It's no picnic being socially awkward. You tend to say the wrong thing at the wrong time, inadvertently hurt people's feelings, walk into stationary objects, have no idea when to stop (or start) talking, and get excited at inappropriate moments. It feels like you missed a day at school and, while you were gone, everyone else learned how to communicate with each other.
I started dancing so I would be cool.
Because I wasn't cool.
I saw people dancing and they seemed cool, so I figured I'd dance and be cool, too.
But you can't chase your own dorkiness away with a few hitch-kicks and a pirouette. As a matter of fact, the further your average awkward human gets into the world of dance, the more they might feel hamstrung by their social limitations. Dance is about communication. It's about collaboration. It's about moving with confidence. It's about being able to hold 1000 different conversations with your audience.
There's also an ingrained hierarchy to much of the dance world, which means you have to be able to network your butt off if you want to get ahead. Not the easiest task for the socially awkward amongst us.
Here are a few tips that have worked for me:
1. Don't take it personally.
There are all kinds of people in the world. Chances are, a lot of them aren't going to "get you". Taking it personally can cripple your progress. Brush it off, keep working on your chaine turns and find a positive mantra you can repeat to yourself. Negative thoughts are easy to dwell on. Don't get lost going down that path.
2. Find your tribe.
No matter how alone you might feel, there are others out there like you. Maybe they're in dance class. Maybe they aren't. Maybe they're online. Maybe they aren't. You might have to put some effort into those relationships, but they can be invaluable.

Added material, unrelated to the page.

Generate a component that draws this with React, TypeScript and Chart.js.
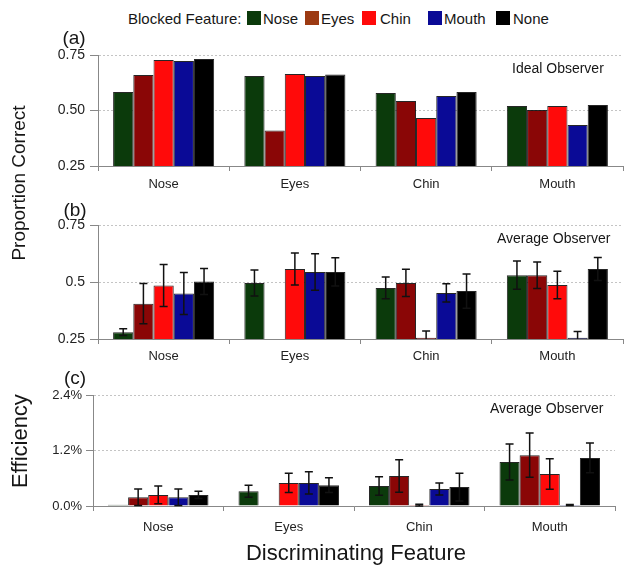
import React, { useEffect, useRef } from "react";
import { Chart, registerables } from "chart.js";

Chart.register(...registerables);

// ---------- data ----------
const CATEGORIES = ["Nose", "Eyes", "Chin", "Mouth"]; // discriminating feature
const SERIES = ["Nose", "Eyes", "Chin", "Mouth", "None"]; // blocked feature
const BAR_COLORS = ["#0b3a0b", "#8a0606", "#ff0a0a", "#0a0a96", "#000000"];
const LEGEND_COLORS = ["#0b3a0b", "#9c3a12", "#ff0a0a", "#0a0a96", "#000000"];

// (a) Ideal observer, proportion correct
const IDEAL_NOSE = [0.583, 0.655, 0.579, 0.52];
const IDEAL_EYES = [0.66, 0.41, 0.543, 0.502];
const IDEAL_CHIN = [0.728, 0.664, 0.466, 0.52];
const IDEAL_MOUTH = [0.723, 0.655, 0.565, 0.435];
const IDEAL_NONE = [0.732, 0.662, 0.583, 0.525];

// (b) Average observer, proportion correct (+/- error)
const AVG_NOSE = [0.28, 0.496, 0.474, 0.53];
const AVG_NOSE_ERR = [0.015, 0.057, 0.048, 0.062];
const AVG_EYES = [0.405, null, 0.496, 0.53];
const AVG_EYES_ERR = [0.088, null, 0.06, 0.058];
const AVG_CHIN = [0.485, 0.557, 0.255, 0.487];
const AVG_CHIN_ERR = [0.092, 0.07, 0.03, 0.06];
const AVG_MOUTH = [0.45, 0.544, 0.452, 0.255];
const AVG_MOUTH_ERR = [0.092, 0.08, 0.04, 0.028];
const AVG_NONE = [0.502, 0.544, 0.46, 0.557];
const AVG_NONE_ERR = [0.057, 0.062, 0.075, 0.05];

// (c) Average observer, efficiency in % (+/- error)
const EFF_NOSE = [0.025, 0.32, 0.43, 0.95];
const EFF_NOSE_ERR = [null, 0.13, 0.2, 0.39];
const EFF_EYES = [0.19, null, 0.65, 1.1];
const EFF_EYES_ERR = [0.18, null, 0.35, 0.48];
const EFF_CHIN = [0.24, 0.5, 0.02, 0.69];
const EFF_CHIN_ERR = [0.19, 0.21, 0.02, 0.33];
const EFF_MOUTH = [0.19, 0.5, 0.37, 0.02];
const EFF_MOUTH_ERR = [0.18, 0.24, 0.13, 0.01];
const EFF_NONE = [0.24, 0.45, 0.41, 1.04];
const EFF_NONE_ERR = [0.08, 0.16, 0.3, 0.32];

const FONT = '"Liberation Sans", Arial, Helvetica, sans-serif';
Chart.defaults.font.family = FONT;

const errorBarPlugin = {
  id: "errorBars",
  afterDatasetsDraw(chart: any) {
    const ctx = chart.ctx;
    const yScale = chart.scales.y;
    chart.data.datasets.forEach((ds: any, di: number) => {
      const errs = ds.errors;
      if (!errs) return;
      const meta = chart.getDatasetMeta(di);
      meta.data.forEach((bar: any, i: number) => {
        const v = ds.data[i];
        const e = errs[i];
        if (v == null || e == null) return;
        const x = bar.x;
        const yTop = yScale.getPixelForValue(v + e);
        const lowVal = v - e;
        const clipped = lowVal < yScale.min;
        const yBot = yScale.getPixelForValue(clipped ? yScale.min : lowVal);
        ctx.save();
        ctx.strokeStyle = "#111";
        ctx.lineWidth = 1.5;
        ctx.beginPath();
        ctx.moveTo(x, yTop);
        ctx.lineTo(x, yBot);
        ctx.moveTo(x - 4, yTop);
        ctx.lineTo(x + 4, yTop);
        if (!clipped) {
          ctx.moveTo(x - 4, yBot);
          ctx.lineTo(x + 4, yBot);
        }
        ctx.stroke();
        ctx.restore();
      });
    });
  },
};

type PanelProps = {
  top: number; // canvas top on page
  height: number;
  axisX: number;
  rightPad: number;
  xAxisHeight: number;
  xLabelPad: number;
  values: (number | null)[][];
  errors?: (number | null)[][];
  min: number;
  max: number;
  step: number;
  fmt: (v: number) => string;
  tickFont: number;
  yTickLen: number;
  yTickPad: number;
};

function Panel(p: PanelProps) {
  const ref = useRef<HTMLCanvasElement>(null);
  useEffect(() => {
    if (!ref.current) return;
    const chart = new Chart(ref.current, {
      type: "bar",
      data: {
        labels: CATEGORIES,
        datasets: SERIES.map((s, i) => ({
          label: s,
          data: p.values[i] as any,
          errors: p.errors ? p.errors[i] : undefined,
          backgroundColor: BAR_COLORS[i],
          borderColor: "rgba(0,0,0,0.85)",
          borderWidth: 1,
          barPercentage: 1,
          categoryPercentage: 0.77,
        })) as any,
      },
      options: {
        responsive: false,
        animation: false,
        layout: { padding: { top: 15, left: 0, right: p.rightPad, bottom: 0 } },
        plugins: { legend: { display: false }, tooltip: { enabled: false } },
        scales: {
          x: {
            type: "category",
            offset: true,
            afterFit: (s: any) => {
              s.height = p.xAxisHeight;
            },
            grid: {
              offset: true,
              drawOnChartArea: false,
              drawTicks: true,
              tickLength: 5,
              tickColor: "#888",
              color: "#888",
            },
            border: { color: "#888", width: 1 },
            ticks: { color: "#222", font: { size: 13 }, padding: p.xLabelPad, maxRotation: 0 },
          },
          y: {
            type: "linear",
            min: p.min,
            max: p.max,
            afterFit: (s: any) => {
              s.width = p.axisX;
            },
            grid: {
              color: "#c4c4c4",
              lineWidth: 1,
              drawTicks: true,
              tickLength: p.yTickLen,
              tickColor: "#888",
            },
            border: { color: "#888", width: 1, dash: [2, 2] },
            ticks: {
              stepSize: p.step,
              color: "#222",
              font: { size: p.tickFont },
              padding: p.yTickPad,
              callback: (v: any) => p.fmt(Number(v)),
            },
          },
        },
      } as any,
      plugins: [errorBarPlugin],
    });
    return () => chart.destroy();
  }, []);
  return (
    <canvas
      ref={ref}
      width={635}
      height={p.height}
      style={{ position: "absolute", left: 0, top: p.top, width: 635, height: p.height }}
    />
  );
}

const txt = (extra: React.CSSProperties): React.CSSProperties => ({
  position: "absolute",
  fontFamily: FONT,
  color: "#161616",
  whiteSpace: "nowrap",
  lineHeight: 1,
  ...extra,
});

export default function App() {
  const legendPos = [
    [247, 263],
    [305, 321],
    [362, 380],
    [428, 444],
    [496, 513],
  ];
  return (
    <div
      style={{
        position: "absolute",
        left: 0,
        top: 0,
        width: 635,
        height: 570,
        background: "#fff",
        overflow: "hidden",
      }}
    >
      {/* legend */}
      <div style={txt({ left: 128, top: 18, fontSize: 15, transform: "translateY(-50%)" })}>
        Blocked Feature:
      </div>
      {SERIES.map((s, i) => (
        <React.Fragment key={s}>
          <div
            style={{
              position: "absolute",
              left: legendPos[i][0],
              top: 11,
              width: 14,
              height: 14,
              background: LEGEND_COLORS[i],
            }}
          />
          <div style={txt({ left: legendPos[i][1], top: 18, fontSize: 15, transform: "translateY(-50%)" })}>
            {s}
          </div>
        </React.Fragment>
      ))}

      <Panel
        top={40}
        height={161}
        axisX={98}
        rightPad={12}
        xAxisHeight={35}
        xLabelPad={6}
        values={[IDEAL_NOSE, IDEAL_EYES, IDEAL_CHIN, IDEAL_MOUTH, IDEAL_NONE]}
        min={0.25}
        max={0.75}
        step={0.25}
        fmt={(v) => v.toFixed(2)}
        tickFont={14}
        yTickLen={8}
        yTickPad={5}
      />
      <Panel
        top={210}
        height={164}
        axisX={98}
        rightPad={12}
        xAxisHeight={35}
        xLabelPad={5}
        values={[AVG_NOSE, AVG_EYES, AVG_CHIN, AVG_MOUTH, AVG_NONE]}
        errors={[AVG_NOSE_ERR, AVG_EYES_ERR, AVG_CHIN_ERR, AVG_MOUTH_ERR, AVG_NONE_ERR]}
        min={0.25}
        max={0.75}
        step={0.25}
        fmt={(v) => String(Math.round(v * 100) / 100)}
        tickFont={14}
        yTickLen={8}
        yTickPad={5}
      />
      <Panel
        top={380}
        height={166}
        axisX={93}
        rightPad={20}
        xAxisHeight={40}
        xLabelPad={9}
        values={[EFF_NOSE, EFF_EYES, EFF_CHIN, EFF_MOUTH, EFF_NONE]}
        errors={[EFF_NOSE_ERR, EFF_EYES_ERR, EFF_CHIN_ERR, EFF_MOUTH_ERR, EFF_NONE_ERR]}
        min={0}
        max={2.4}
        step={1.2}
        fmt={(v) => v.toFixed(1) + "%"}
        tickFont={13}
        yTickLen={7}
        yTickPad={4}
      />

      {/* panel labels */}
      <div style={txt({ left: 74, top: 37, fontSize: 19, transform: "translate(-50%,-50%)" })}>(a)</div>
      <div style={txt({ left: 75, top: 209, fontSize: 19, transform: "translate(-50%,-50%)" })}>(b)</div>
      <div style={txt({ left: 75, top: 377, fontSize: 19, transform: "translate(-50%,-50%)" })}>(c)</div>

      {/* in-plot notes */}
      <div style={txt({ left: 512, top: 68, fontSize: 14, transform: "translateY(-50%)" })}>Ideal Observer</div>
      <div style={txt({ left: 497, top: 238, fontSize: 14, transform: "translateY(-50%)" })}>Average Observer</div>
      <div style={txt({ left: 490, top: 408, fontSize: 14, transform: "translateY(-50%)" })}>Average Observer</div>

      {/* axis titles */}
      <div style={txt({ left: 18, top: 183, fontSize: 19, transform: "translate(-50%,-50%) rotate(-90deg)" })}>
        Proportion Correct
      </div>
      <div style={txt({ left: 20, top: 441, fontSize: 22, transform: "translate(-50%,-50%) rotate(-90deg)" })}>
        Efficiency
      </div>
      <div style={txt({ left: 356, top: 553, fontSize: 22, transform: "translate(-50%,-50%)" })}>
        Discriminating Feature
      </div>
    </div>
  );
}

Not just for the support and validation you get out of them, but for the support and validation you can give. Which leads us to our next tip…
3. It isn't about you.
Self-conciousness is often at the root of social awkwardness. You grow overly aware of every little thing you're doing or saying, subscribing too much weight to those moments, and allowing them to crumble beneath an artificial importance. You don't have to do this. Instead, ask a question. Ask a follow-up question. Allow yourself to think about what you're being told. (Normal people out there might laugh, but this doesn't come naturally to everyone.) If you can turn the spotlight softly onto someone else, that means you don't have to burn beneath its light.
4. Fake it till you make it, baby.
Dancers hear this a lot, but it's true. Pretend you're a bad ass and, not only might you trick a couple of people, you might also convince yourself. Keep putting yourself in challenging positions and don't let discomfort or fear stop you from giving it 100%. If dancers only danced the way they felt at any given time, we would end up with a lot of tired, hungry, cranky dances. It's the same way for conversation.
5. But don't sacrifice your authenticity.
"ARGHHHHH," you're probably saying. "How am I supposed to fake it while I make it, and be authentic at the same time?"
Beats me. I'm still working on it.
If you figure it out, let me know.
Here's the good news:
This is the best time in history to be a socially awkward dancer. Our culture is embracing nerds like never before, the internet gives us previously unheard of opportunities to connect with like-minded people and there are a million fun, wacky and weird things going on in the dance world. Being different allows you to contribute to dance in a way that is wholly unique. Eventually, if you stick around, the awkwardness that haunted you so much early on becomes a gift.
Show us the world from your point of view.